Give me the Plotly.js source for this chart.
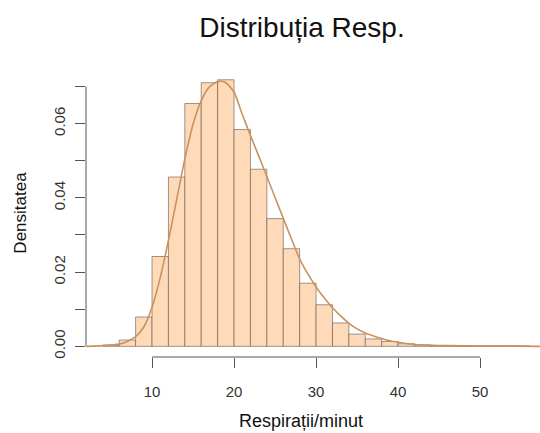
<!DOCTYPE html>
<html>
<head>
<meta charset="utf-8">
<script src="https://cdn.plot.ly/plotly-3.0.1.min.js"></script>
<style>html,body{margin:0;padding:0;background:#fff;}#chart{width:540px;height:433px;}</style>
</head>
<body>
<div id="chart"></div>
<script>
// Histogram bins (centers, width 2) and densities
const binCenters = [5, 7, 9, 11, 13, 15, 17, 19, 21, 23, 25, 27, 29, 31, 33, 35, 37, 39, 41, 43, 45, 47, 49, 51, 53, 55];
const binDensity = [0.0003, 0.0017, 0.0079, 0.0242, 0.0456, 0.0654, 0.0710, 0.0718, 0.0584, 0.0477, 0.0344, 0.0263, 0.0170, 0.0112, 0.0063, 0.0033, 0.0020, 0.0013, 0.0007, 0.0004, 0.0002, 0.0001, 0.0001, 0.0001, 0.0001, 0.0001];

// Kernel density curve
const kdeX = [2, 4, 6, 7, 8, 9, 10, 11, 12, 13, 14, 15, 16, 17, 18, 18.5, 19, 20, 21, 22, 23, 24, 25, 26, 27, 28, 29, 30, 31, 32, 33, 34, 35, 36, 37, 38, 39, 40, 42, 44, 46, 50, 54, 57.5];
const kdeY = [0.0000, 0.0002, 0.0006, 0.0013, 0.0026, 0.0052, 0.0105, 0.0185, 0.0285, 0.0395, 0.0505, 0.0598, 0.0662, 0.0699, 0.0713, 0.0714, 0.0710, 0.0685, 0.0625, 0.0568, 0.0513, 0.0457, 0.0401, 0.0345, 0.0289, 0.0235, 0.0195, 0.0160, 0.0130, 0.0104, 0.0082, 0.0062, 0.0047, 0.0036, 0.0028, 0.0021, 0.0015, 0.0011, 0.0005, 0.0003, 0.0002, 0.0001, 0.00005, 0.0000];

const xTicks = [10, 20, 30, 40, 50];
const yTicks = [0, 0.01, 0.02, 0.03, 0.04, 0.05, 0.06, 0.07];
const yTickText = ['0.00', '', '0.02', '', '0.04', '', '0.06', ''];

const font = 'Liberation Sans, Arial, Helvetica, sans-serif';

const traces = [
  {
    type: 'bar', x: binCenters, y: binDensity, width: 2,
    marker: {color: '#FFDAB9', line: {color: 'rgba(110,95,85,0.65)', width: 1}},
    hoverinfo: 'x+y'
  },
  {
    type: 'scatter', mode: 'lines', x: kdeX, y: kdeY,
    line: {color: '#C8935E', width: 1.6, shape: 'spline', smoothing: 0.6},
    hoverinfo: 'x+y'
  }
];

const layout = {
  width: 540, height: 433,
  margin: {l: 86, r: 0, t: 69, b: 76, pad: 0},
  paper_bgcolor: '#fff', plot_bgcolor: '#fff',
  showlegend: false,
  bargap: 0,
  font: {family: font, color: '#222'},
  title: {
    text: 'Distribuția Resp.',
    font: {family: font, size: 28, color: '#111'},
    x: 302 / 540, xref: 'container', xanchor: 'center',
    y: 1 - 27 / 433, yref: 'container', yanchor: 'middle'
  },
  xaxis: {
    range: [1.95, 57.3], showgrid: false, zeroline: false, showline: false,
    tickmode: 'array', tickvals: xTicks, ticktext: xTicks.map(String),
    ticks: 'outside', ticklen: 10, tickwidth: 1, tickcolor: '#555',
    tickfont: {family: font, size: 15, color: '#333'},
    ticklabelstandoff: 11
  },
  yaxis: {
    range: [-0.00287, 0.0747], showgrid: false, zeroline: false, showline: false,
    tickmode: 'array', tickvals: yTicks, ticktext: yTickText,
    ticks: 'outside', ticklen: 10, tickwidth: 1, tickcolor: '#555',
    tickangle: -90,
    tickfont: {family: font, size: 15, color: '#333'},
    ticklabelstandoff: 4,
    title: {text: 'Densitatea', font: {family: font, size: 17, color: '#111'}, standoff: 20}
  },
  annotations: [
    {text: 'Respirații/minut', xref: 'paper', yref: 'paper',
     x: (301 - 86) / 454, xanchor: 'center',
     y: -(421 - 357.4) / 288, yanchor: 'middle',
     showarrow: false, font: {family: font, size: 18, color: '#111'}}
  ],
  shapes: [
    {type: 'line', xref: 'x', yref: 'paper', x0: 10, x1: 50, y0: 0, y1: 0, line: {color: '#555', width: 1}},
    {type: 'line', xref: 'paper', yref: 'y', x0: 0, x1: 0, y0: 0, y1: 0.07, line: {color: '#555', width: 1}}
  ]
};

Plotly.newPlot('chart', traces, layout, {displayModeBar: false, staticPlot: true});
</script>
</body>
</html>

*****

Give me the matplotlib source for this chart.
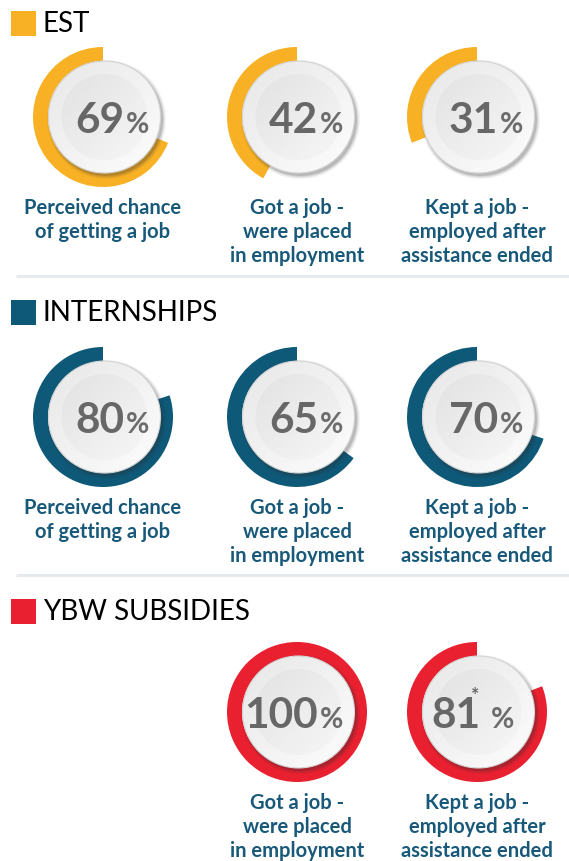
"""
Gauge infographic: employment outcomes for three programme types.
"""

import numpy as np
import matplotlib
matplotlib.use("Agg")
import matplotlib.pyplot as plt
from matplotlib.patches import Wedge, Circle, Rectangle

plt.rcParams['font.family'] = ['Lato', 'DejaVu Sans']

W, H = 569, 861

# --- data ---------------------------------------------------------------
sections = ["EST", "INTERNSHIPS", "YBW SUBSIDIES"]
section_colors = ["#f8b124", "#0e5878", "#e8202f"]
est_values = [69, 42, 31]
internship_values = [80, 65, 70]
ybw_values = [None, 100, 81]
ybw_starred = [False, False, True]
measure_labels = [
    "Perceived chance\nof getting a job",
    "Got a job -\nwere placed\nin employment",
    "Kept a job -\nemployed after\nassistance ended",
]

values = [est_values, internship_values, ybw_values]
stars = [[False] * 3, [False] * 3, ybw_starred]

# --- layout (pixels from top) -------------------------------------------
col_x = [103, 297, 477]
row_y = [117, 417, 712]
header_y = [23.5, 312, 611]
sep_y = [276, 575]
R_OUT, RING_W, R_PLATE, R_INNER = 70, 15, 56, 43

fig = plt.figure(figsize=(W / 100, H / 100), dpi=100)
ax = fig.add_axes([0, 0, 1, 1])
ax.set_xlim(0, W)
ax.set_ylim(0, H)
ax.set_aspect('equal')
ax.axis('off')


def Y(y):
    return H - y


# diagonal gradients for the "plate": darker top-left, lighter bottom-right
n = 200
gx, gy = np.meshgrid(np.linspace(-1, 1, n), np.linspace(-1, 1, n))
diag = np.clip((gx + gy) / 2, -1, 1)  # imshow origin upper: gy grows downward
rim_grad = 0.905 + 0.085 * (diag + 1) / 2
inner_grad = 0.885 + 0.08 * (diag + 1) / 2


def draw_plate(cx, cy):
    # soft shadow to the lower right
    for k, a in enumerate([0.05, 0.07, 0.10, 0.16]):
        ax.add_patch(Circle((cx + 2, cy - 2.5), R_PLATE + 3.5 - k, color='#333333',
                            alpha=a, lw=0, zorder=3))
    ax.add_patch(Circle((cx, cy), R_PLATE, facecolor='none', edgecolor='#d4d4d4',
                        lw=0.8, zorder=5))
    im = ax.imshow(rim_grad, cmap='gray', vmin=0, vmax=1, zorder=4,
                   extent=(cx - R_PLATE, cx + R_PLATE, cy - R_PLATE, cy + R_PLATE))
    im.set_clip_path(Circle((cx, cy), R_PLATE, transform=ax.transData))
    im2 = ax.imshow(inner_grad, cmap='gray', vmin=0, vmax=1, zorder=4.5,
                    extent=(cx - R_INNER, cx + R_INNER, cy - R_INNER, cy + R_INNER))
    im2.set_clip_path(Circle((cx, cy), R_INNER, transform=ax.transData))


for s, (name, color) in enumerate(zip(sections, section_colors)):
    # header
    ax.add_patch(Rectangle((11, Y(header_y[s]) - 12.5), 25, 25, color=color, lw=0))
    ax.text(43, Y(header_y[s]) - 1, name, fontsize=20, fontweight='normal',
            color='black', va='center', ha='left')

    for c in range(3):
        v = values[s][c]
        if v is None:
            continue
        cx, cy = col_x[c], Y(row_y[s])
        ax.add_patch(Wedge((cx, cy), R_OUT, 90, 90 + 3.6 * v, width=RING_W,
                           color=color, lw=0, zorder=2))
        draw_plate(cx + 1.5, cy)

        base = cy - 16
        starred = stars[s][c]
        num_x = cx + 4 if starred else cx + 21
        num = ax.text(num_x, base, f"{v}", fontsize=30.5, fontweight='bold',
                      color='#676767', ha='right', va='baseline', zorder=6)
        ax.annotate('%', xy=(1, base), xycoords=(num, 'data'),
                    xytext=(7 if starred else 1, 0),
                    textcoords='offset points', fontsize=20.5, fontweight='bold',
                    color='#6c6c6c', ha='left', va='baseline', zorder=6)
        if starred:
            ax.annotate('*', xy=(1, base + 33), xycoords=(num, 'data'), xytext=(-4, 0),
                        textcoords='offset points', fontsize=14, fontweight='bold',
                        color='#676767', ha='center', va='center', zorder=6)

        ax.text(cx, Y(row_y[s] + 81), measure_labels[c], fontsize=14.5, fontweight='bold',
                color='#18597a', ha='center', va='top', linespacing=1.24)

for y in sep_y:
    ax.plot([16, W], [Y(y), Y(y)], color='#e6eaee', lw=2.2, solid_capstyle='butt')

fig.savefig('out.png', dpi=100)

*****

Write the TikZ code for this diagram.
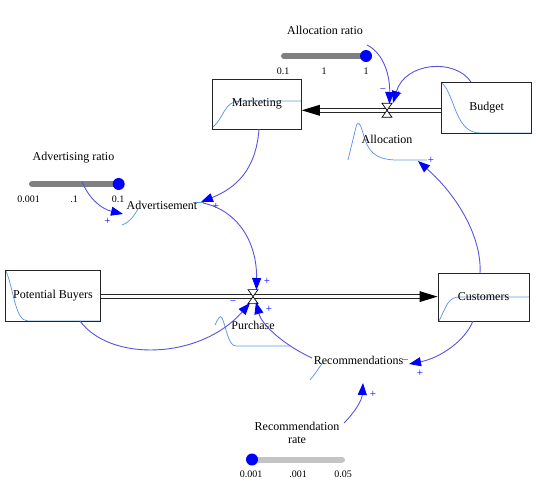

*****

EXERCISE REQUIREMENTS
Using the data above, extract exactly the lines from the one containing "Give me the matplotlib source for this chart." through the one containing "from matplotlib.patches import". Pictures are left out.

FINISHED TASK
Give me the matplotlib source for this chart.
"""
Gauge infographic: employment outcomes for three programme types.
"""

import numpy as np
import matplotlib
matplotlib.use("Agg")
import matplotlib.pyplot as plt
from matplotlib.patches import Wedge, Circle, Rectangle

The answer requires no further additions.